WRITTEN PROBLEM:
Would you transcribe the listing that follows, character for character, and omit its images?
━━━━━ DATA EXTRACT ━━━━━
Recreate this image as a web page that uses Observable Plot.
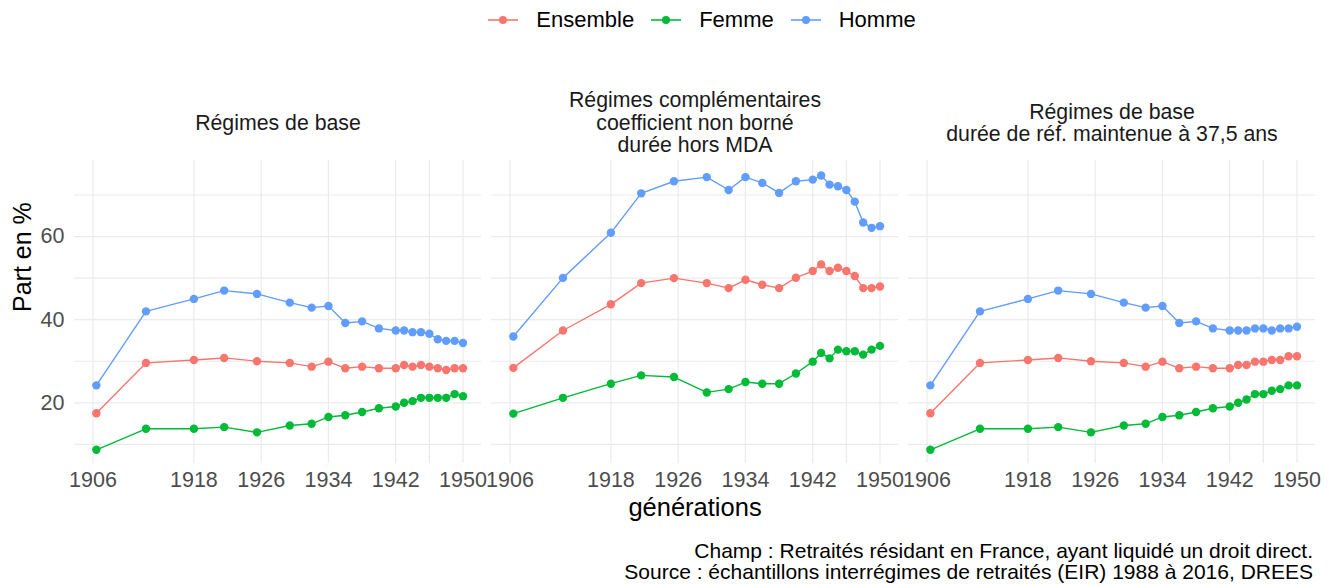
<!DOCTYPE html>
<html>
<head>
<meta charset="utf-8">
<script src="https://cdn.jsdelivr.net/npm/d3@7"></script>
<script src="https://cdn.jsdelivr.net/npm/@observablehq/plot@0.6"></script>
<style>
  html, body { margin: 0; padding: 0; background: #fff; }
  body { width: 1335px; height: 585px; overflow: hidden; font-family: "Liberation Sans", Arial, sans-serif; }
  #legend { height: 40px; display: flex; justify-content: center; align-items: center; font-size: 22px; color: #000; padding-left: 68px; }
  #legend .item { display: flex; align-items: center; margin: 0 8px; }
  #legend svg { margin-right: 17px; }
  #caption { text-align: right; padding-right: 22px; font-size: 21px; line-height: 21.3px; color: #000; margin-top: 5px; }
</style>
</head>
<body>
<div id="legend"></div>
<div id="chart"></div>
<div id="caption"></div>
<script>
// ---- Data ----
const series = ["Ensemble", "Femme", "Homme"];
const seriesColors = ["#F8766D", "#00BA38", "#619CFF"];
const panelKeys = ["p1", "p2", "p3"];
const panelTitles = [
  "Régimes de base",
  "Régimes complémentaires\ncoefficient non borné\ndurée hors MDA",
  "Régimes de base\ndurée de réf. maintenue à 37,5 ans"
];
const generations = [1906.4, 1912.3, 1918, 1921.6, 1925.5, 1929.4, 1932, 1934, 1936, 1938, 1940, 1942, 1943, 1944, 1945, 1946, 1947, 1948, 1949, 1950];

// Panel 1 : Régimes de base
const base_ensemble = [17.5, 29.6, 30.3, 30.8, 30.0, 29.6, 28.7, 29.9, 28.3, 28.7, 28.3, 28.3, 29.1, 28.7, 29.1, 28.7, 28.3, 27.9, 28.3, 28.3];
const base_femme    = [8.7, 13.75, 13.75, 14.15, 12.9, 14.55, 14.95, 16.6, 17.0, 17.8, 18.7, 19.1, 20.0, 20.4, 21.2, 21.2, 21.2, 21.2, 22.1, 21.6];
const base_homme    = [24.2, 42.0, 45.0, 47.0, 46.2, 44.1, 42.9, 43.3, 39.2, 39.6, 37.9, 37.4, 37.4, 37.0, 37.0, 36.6, 35.3, 34.9, 34.9, 34.4];

// Panel 2 : Régimes complémentaires
const compl_ensemble = [28.4, 37.4, 43.7, 48.8, 50.0, 48.8, 47.6, 49.6, 48.4, 47.6, 50.1, 51.7, 53.3, 51.7, 52.5, 51.7, 50.5, 47.6, 47.6, 48.0];
const compl_femme    = [17.4, 21.2, 24.6, 26.6, 26.2, 22.5, 23.3, 25.0, 24.6, 24.6, 27.05, 29.9, 32.0, 30.7, 32.8, 32.4, 32.4, 31.6, 32.8, 33.7];
const compl_homme    = [35.95, 50.06, 60.9, 70.4, 73.3, 74.3, 71.2, 74.3, 72.9, 70.5, 73.3, 73.7, 74.7, 72.5, 72.1, 71.2, 68.4, 63.4, 62.1, 62.5];

// Panel 3 : Régimes de base, durée de réf. maintenue à 37,5 ans
const ref_ensemble = [17.5, 29.6, 30.3, 30.8, 30.0, 29.6, 28.7, 29.9, 28.3, 28.7, 28.3, 28.3, 29.1, 29.1, 29.9, 29.9, 30.3, 30.3, 31.2, 31.2];
const ref_femme    = [8.7, 13.75, 13.75, 14.15, 12.9, 14.55, 14.95, 16.6, 17.0, 17.8, 18.7, 19.1, 20.0, 20.8, 22.1, 22.1, 22.9, 23.3, 24.2, 24.2];
const ref_homme    = [24.2, 42.0, 45.0, 47.0, 46.2, 44.1, 42.9, 43.3, 39.2, 39.6, 37.9, 37.4, 37.4, 37.4, 37.9, 37.9, 37.4, 37.9, 37.9, 38.3];

const xTicks = [1906, 1918, 1926, 1934, 1942, 1950];
const xGrid = [1906, 1918, 1926, 1934, 1942, 1946, 1950];
const yTicks = [20, 40, 60];
const yGrid = [10, 20, 30, 40, 50, 60, 70];
const yTitle = "Part en %";
const xTitle = "générations";
const captionLines = [
  "Champ : Retraités résidant en France, ayant liquidé un droit direct.",
  "Source : échantillons interrégimes de retraités (EIR) 1988 à 2016, DREES"
];

// ---- Build table ----
const panelData = {
  p1: [base_ensemble, base_femme, base_homme],
  p2: [compl_ensemble, compl_femme, compl_homme],
  p3: [ref_ensemble, ref_femme, ref_homme]
};
const rows = [];
for (const p of panelKeys) {
  panelData[p].forEach((vals, si) => {
    vals.forEach((v, i) => rows.push({panel: p, serie: series[si], gen: generations[i], value: v}));
  });
}

const FONT = "Liberation Sans, Arial, sans-serif";

const chart = Plot.plot({
  width: 1335,
  height: 495,
  marginLeft: 73,
  marginRight: 18,
  marginTop: 120,
  marginBottom: 72,
  style: {fontFamily: FONT, background: "#fff", overflow: "visible"},
  fx: {domain: panelKeys, paddingInner: 0.023, paddingOuter: 0, axis: null, label: null},
  x: {domain: [1903.8, 1952.2], axis: null},
  y: {domain: [5.4, 78.3], axis: null},
  color: {domain: series, range: seriesColors},
  marks: [
    Plot.ruleY(yGrid, {stroke: "#EBEBEB", strokeWidth: 1.2}),
    Plot.ruleX(xGrid, {stroke: "#EBEBEB", strokeWidth: 1.2}),
    Plot.axisX({ticks: xTicks, tickSize: 0, tickPadding: 8, fontSize: 21.5, fill: "#4D4D4D", label: null, tickFormat: d => String(d)}),
    Plot.axisY({ticks: yTicks, tickSize: 0, tickPadding: 10, fontSize: 21.5, fill: "#4D4D4D", label: null, anchor: "left"}),
    Plot.line(rows, {x: "gen", y: "value", z: "serie", stroke: "serie", fx: "panel", strokeWidth: 1.4}),
    Plot.dot(rows, {x: "gen", y: "value", fill: "serie", fx: "panel", r: 4.2, stroke: "none"}),
    Plot.text(panelKeys, {fx: d => d, text: (d, i) => panelTitles[i], frameAnchor: "top", dy: -38, lineAnchor: "middle", lineHeight: 1.04, fontSize: 21.3, fill: "#1A1A1A"}),
    Plot.text([yTitle], {fx: () => panelKeys[0], text: d => d, frameAnchor: "left", dx: -52, rotate: -90, fontSize: 25, fill: "#000"}),
    Plot.text([xTitle], {fx: () => panelKeys[1], text: d => d, frameAnchor: "bottom", dy: 52, fontSize: 25.5, fill: "#000"})
  ]
});
document.getElementById("chart").appendChild(chart);

// ---- Legend ----
const legend = document.getElementById("legend");
series.forEach((s, i) => {
  const item = document.createElement("div");
  item.className = "item";
  item.innerHTML = `<svg width="32" height="20"><line x1="1" x2="31" y1="10" y2="10" stroke="${seriesColors[i]}" stroke-width="1.6"/><circle cx="16" cy="10" r="4" fill="${seriesColors[i]}"/></svg><span>${s}</span>`;
  legend.appendChild(item);
});

// ---- Caption ----
document.getElementById("caption").innerHTML = captionLines.map(l => `<div>${l}</div>`).join("");
</script>
</body>
</html>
━━━━━
ANSWER TO THE EXERCISE:
Recreate this image as a web page that uses Observable Plot.
<!DOCTYPE html>
<html>
<head>
<meta charset="utf-8">
<script src="https://cdn.jsdelivr.net/npm/d3@7"></script>
<script src="https://cdn.jsdelivr.net/npm/@observablehq/plot@0.6"></script>
<style>
  html, body { margin: 0; padding: 0; background: #fff; }
  body { width: 1335px; height: 585px; overflow: hidden; font-family: "Liberation Sans", Arial, sans-serif; }
  #legend { height: 40px; display: flex; justify-content: center; align-items: center; font-size: 22px; color: #000; padding-left: 68px; }
  #legend .item { display: flex; align-items: center; margin: 0 8px; }
  #legend svg { margin-right: 17px; }
  #caption { text-align: right; padding-right: 22px; font-size: 21px; line-height: 21.3px; color: #000; margin-top: 5px; }
</style>
</head>
<body>
<div id="legend"></div>
<div id="chart"></div>
<div id="caption"></div>
<script>
// ---- Data ----
const series = ["Ensemble", "Femme", "Homme"];
const seriesColors = ["#F8766D", "#00BA38", "#619CFF"];
const panelKeys = ["p1", "p2", "p3"];
const panelTitles = [
  "Régimes de base",
  "Régimes complémentaires\ncoefficient non borné\ndurée hors MDA",
  "Régimes de base\ndurée de réf. maintenue à 37,5 ans"
];
const generations = [1906.4, 1912.3, 1918, 1921.6, 1925.5, 1929.4, 1932, 1934, 1936, 1938, 1940, 1942, 1943, 1944, 1945, 1946, 1947, 1948, 1949, 1950];

// Panel 1 : Régimes de base
const base_ensemble = [17.5, 29.6, 30.3, 30.8, 30.0, 29.6, 28.7, 29.9, 28.3, 28.7, 28.3, 28.3, 29.1, 28.7, 29.1, 28.7, 28.3, 27.9, 28.3, 28.3];
const base_femme    = [8.7, 13.75, 13.75, 14.15, 12.9, 14.55, 14.95, 16.6, 17.0, 17.8, 18.7, 19.1, 20.0, 20.4, 21.2, 21.2, 21.2, 21.2, 22.1, 21.6];
const base_homme    = [24.2, 42.0, 45.0, 47.0, 46.2, 44.1, 42.9, 43.3, 39.2, 39.6, 37.9, 37.4, 37.4, 37.0, 37.0, 36.6, 35.3, 34.9, 34.9, 34.4];

// Panel 2 : Régimes complémentaires
const compl_ensemble = [28.4, 37.4, 43.7, 48.8, 50.0, 48.8, 47.6, 49.6, 48.4, 47.6, 50.1, 51.7, 53.3, 51.7, 52.5, 51.7, 50.5, 47.6, 47.6, 48.0];
const compl_femme    = [17.4, 21.2, 24.6, 26.6, 26.2, 22.5, 23.3, 25.0, 24.6, 24.6, 27.05, 29.9, 32.0, 30.7, 32.8, 32.4, 32.4, 31.6, 32.8, 33.7];
const compl_homme    = [35.95, 50.06, 60.9, 70.4, 73.3, 74.3, 71.2, 74.3, 72.9, 70.5, 73.3, 73.7, 74.7, 72.5, 72.1, 71.2, 68.4, 63.4, 62.1, 62.5];

// Panel 3 : Régimes de base, durée de réf. maintenue à 37,5 ans
const ref_ensemble = [17.5, 29.6, 30.3, 30.8, 30.0, 29.6, 28.7, 29.9, 28.3, 28.7, 28.3, 28.3, 29.1, 29.1, 29.9, 29.9, 30.3, 30.3, 31.2, 31.2];
const ref_femme    = [8.7, 13.75, 13.75, 14.15, 12.9, 14.55, 14.95, 16.6, 17.0, 17.8, 18.7, 19.1, 20.0, 20.8, 22.1, 22.1, 22.9, 23.3, 24.2, 24.2];
const ref_homme    = [24.2, 42.0, 45.0, 47.0, 46.2, 44.1, 42.9, 43.3, 39.2, 39.6, 37.9, 37.4, 37.4, 37.4, 37.9, 37.9, 37.4, 37.9, 37.9, 38.3];

const xTicks = [1906, 1918, 1926, 1934, 1942, 1950];
const xGrid = [1906, 1918, 1926, 1934, 1942, 1946, 1950];
const yTicks = [20, 40, 60];
const yGrid = [10, 20, 30, 40, 50, 60, 70];
const yTitle = "Part en %";
const xTitle = "générations";
const captionLines = [
  "Champ : Retraités résidant en France, ayant liquidé un droit direct.",
  "Source : échantillons interrégimes de retraités (EIR) 1988 à 2016, DREES"
];

// ---- Build table ----
const panelData = {
  p1: [base_ensemble, base_femme, base_homme],
  p2: [compl_ensemble, compl_femme, compl_homme],
  p3: [ref_ensemble, ref_femme, ref_homme]
};
const rows = [];
for (const p of panelKeys) {
  panelData[p].forEach((vals, si) => {
    vals.forEach((v, i) => rows.push({panel: p, serie: series[si], gen: generations[i], value: v}));
  });
}

const FONT = "Liberation Sans, Arial, sans-serif";

const chart = Plot.plot({
  width: 1335,
  height: 495,
  marginLeft: 73,
  marginRight: 18,
  marginTop: 120,
  marginBottom: 72,
  style: {fontFamily: FONT, background: "#fff", overflow: "visible"},
  fx: {domain: panelKeys, paddingInner: 0.023, paddingOuter: 0, axis: null, label: null},
  x: {domain: [1903.8, 1952.2], axis: null},
  y: {domain: [5.4, 78.3], axis: null},
  color: {domain: series, range: seriesColors},
  marks: [
    Plot.ruleY(yGrid, {stroke: "#EBEBEB", strokeWidth: 1.2}),
    Plot.ruleX(xGrid, {stroke: "#EBEBEB", strokeWidth: 1.2}),
    Plot.axisX({ticks: xTicks, tickSize: 0, tickPadding: 8, fontSize: 21.5, fill: "#4D4D4D", label: null, tickFormat: d => String(d)}),
    Plot.axisY({ticks: yTicks, tickSize: 0, tickPadding: 10, fontSize: 21.5, fill: "#4D4D4D", label: null, anchor: "left"}),
    Plot.line(rows, {x: "gen", y: "value", z: "serie", stroke: "serie", fx: "panel", strokeWidth: 1.4}),
    Plot.dot(rows, {x: "gen", y: "value", fill: "serie", fx: "panel", r: 4.2, stroke: "none"}),
    Plot.text(panelKeys, {fx: d => d, text: (d, i) => panelTitles[i], frameAnchor: "top", dy: -38, lineAnchor: "middle", lineHeight: 1.04, fontSize: 21.3, fill: "#1A1A1A"}),
    Plot.text([yTitle], {fx: () => panelKeys[0], text: d => d, frameAnchor: "left", dx: -52, rotate: -90, fontSize: 25, fill: "#000"}),
    Plot.text([xTitle], {fx: () => panelKeys[1], text: d => d, frameAnchor: "bottom", dy: 52, fontSize: 25.5, fill: "#000"})
  ]
});
document.getElementById("chart").appendChild(chart);

// ---- Legend ----
const legend = document.getElementById("legend");
series.forEach((s, i) => {
  const item = document.createElement("div");
  item.className = "item";
  item.innerHTML = `<svg width="32" height="20"><line x1="1" x2="31" y1="10" y2="10" stroke="${seriesColors[i]}" stroke-width="1.6"/><circle cx="16" cy="10" r="4" fill="${seriesColors[i]}"/></svg><span>${s}</span>`;
  legend.appendChild(item);
});

// ---- Caption ----
document.getElementById("caption").innerHTML = captionLines.map(l => `<div>${l}</div>`).join("");
</script>
</body>
</html>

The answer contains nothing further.